Cultes, mythes et religions

" Il n'y a d'intéressant sur la terre que les religions ", notait Baudelaire dans ses Journaux intimes. Salomon Reinach (1858-1932) fut de son avis, puisqu'il consacra sa vie entière à l'étude des cultes, des mythes, des croyances, des superstitions. De l'Antiquité gréco-latine à la Gaule gallo-romaine, rien n'échappait à sa curiosité. Et si les frères Goncourt avec leurs manies de " bibeloteurs " sont à l'origine du musée Carnavalet, Salomon Reinach est un des promoteurs du musée des Antiquités nationales de Saint-Germain-en-Laye, le musée qui nous renseigne le mieux sur nos origines lointaines, sur nos sources païennes et sur le début du christianisme en France.
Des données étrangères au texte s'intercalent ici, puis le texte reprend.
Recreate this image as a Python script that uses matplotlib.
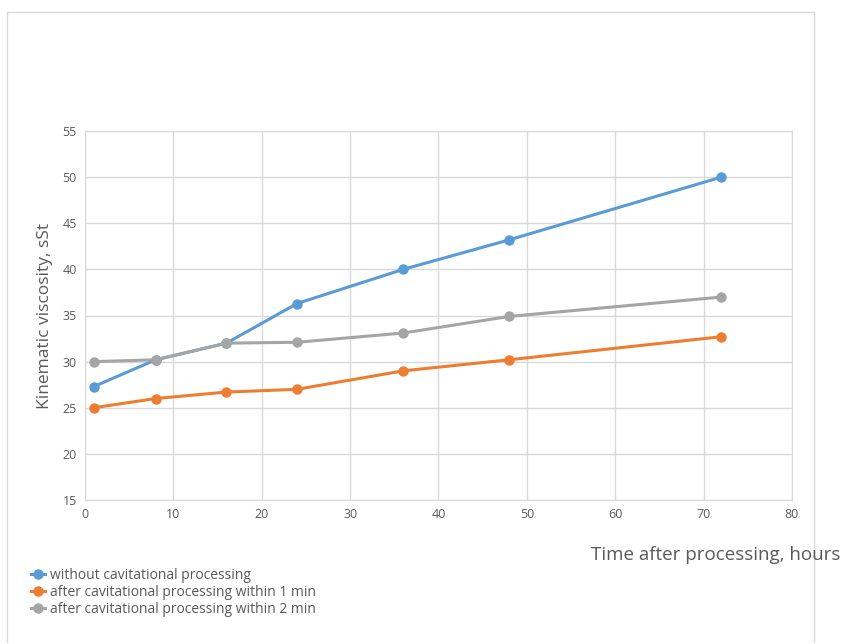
import matplotlib
matplotlib.use("Agg")
import matplotlib.pyplot as plt
from matplotlib.lines import Line2D

plt.rcParams['font.family'] = ['Open Sans', 'DejaVu Sans']

# ── data ──────────────────────────────────────────────────────────────────────
hours = [1, 8, 16, 24, 36, 48, 72]
no_processing = [27.3, 30.2, 32.0, 36.3, 40.0, 43.2, 50.0]
processing_1min = [25.0, 26.0, 26.7, 27.0, 29.0, 30.2, 32.7]
processing_2min = [30.0, 30.2, 32.0, 32.1, 33.1, 34.9, 37.0]

series_labels = [
    "without cavitational processing",
    "after cavitational processing within 1 min",
    "after cavitational processing within 2 min",
]
colors = ['#5B9BD5', '#ED7D31', '#A5A5A5']
x_ticks = [0, 10, 20, 30, 40, 50, 60, 70, 80]
y_ticks = [15, 20, 25, 30, 35, 40, 45, 50, 55]

text_gray = '#595959'
grid_gray = '#D9D9D9'

fig = plt.figure(figsize=(8.45, 6.44), dpi=100)
ax = fig.add_axes([85 / 845, 1 - 500 / 644, (792 - 85) / 845, (500 - 131) / 644])

for ys, c, lab in zip([no_processing, processing_1min, processing_2min], colors, series_labels):
    ax.plot(hours, ys, color=c, lw=2.2, marker='o', ms=6.5, label=lab,
            solid_capstyle='round', zorder=3)

ax.set_xlim(0, 80)
ax.set_ylim(15, 55)
ax.set_xticks(x_ticks)
ax.set_yticks(y_ticks)
ax.grid(True, color=grid_gray, lw=1)
ax.set_axisbelow(True)
for sp in ax.spines.values():
    sp.set_color(grid_gray)
ax.tick_params(length=0, labelsize=9, colors=text_gray, pad=6)

ax.set_ylabel("Kinematic viscosity, sSt", fontsize=12.5, color=text_gray, labelpad=7)
fig.text(840 / 845, 1 - 555 / 644, "Time after processing, hours", fontsize=13.5,
         color=text_gray, ha='right', va='center')

# legend in the lower left corner
handles = [Line2D([0], [0], color=c, lw=2.2, marker='o', ms=6.5) for c in colors]
fig.legend(handles, series_labels, loc='upper left',
           bbox_to_anchor=(24 / 845, 1 - 561 / 644), frameon=False,
           fontsize=10, labelcolor=text_gray, handlelength=1.0,
           handletextpad=0.35, labelspacing=0.15, borderpad=0)

# outer chart frame (left, top, right edges)
fl, ft, fr = 7.5 / 845, 1 - 12 / 644, 814 / 845
fig.add_artist(Line2D([fl, fl, fr, fr], [0.003, ft, ft, 0.003], color='#D9D9D9',
                      lw=1, transform=fig.transFigure))

fig.savefig("out.png", dpi=100)
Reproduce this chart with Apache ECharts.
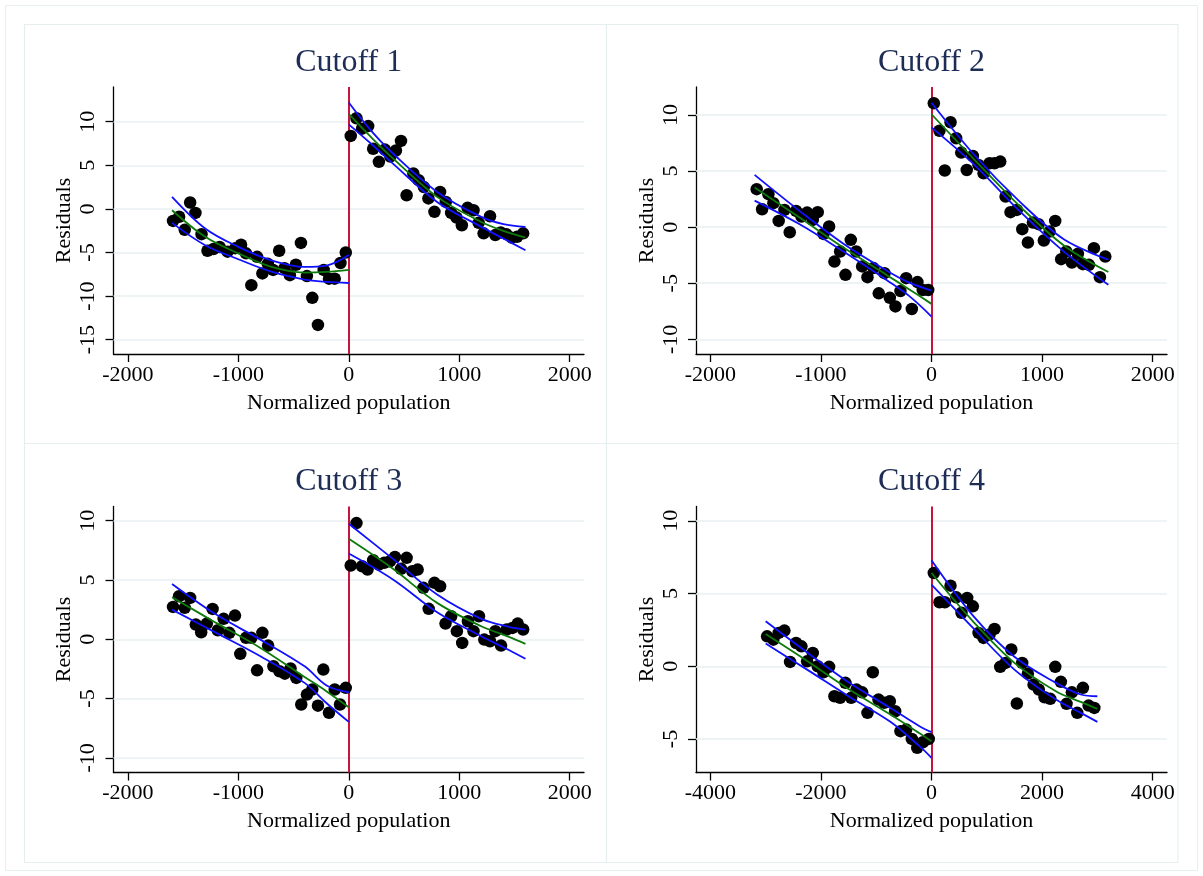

Salomon Reinach n'étudie pas seulement la manière dont ont été domestiqués nos animaux, il s'est également intéressé aux coutumes de mariage de nos ancêtres, au totémisme druidique et à Vercingétorix, à la figure d'Orphée et aux vestales romaines, aux cathares et à Gilles de Rais, à Jeanne d'Arc et à l'inquisition. Tous les aspects de la vie religieuse le fascinent. Durant des années, il a donné, à des revues plus ou moins savantes, des études extrêmement précises sur des points qui paraissent de détail mais qui sont révélateurs des grands problèmes fondamentaux. De 1905 à 1923, il a réuni dans cinq gros volumes intitulés Cultes, mythes et religions, des études dont la plupart font toujours autorité. Nous en avons retenu les plus importantes : toutes ont été préfacées par Hervé Duchêne. Pierre Brunel, professeur à la Sorbonne et éminent spécialiste des mythes littéraires, dit dans son avant-propos tout ce que sa réflexion doit aux travaux irremplaçables, mais hélas introuvables, de Salomon Reinach, qui reparaissent ici pour la première fois après trois quarts de siècle d'ombre : une renaissance plus qu'attendue.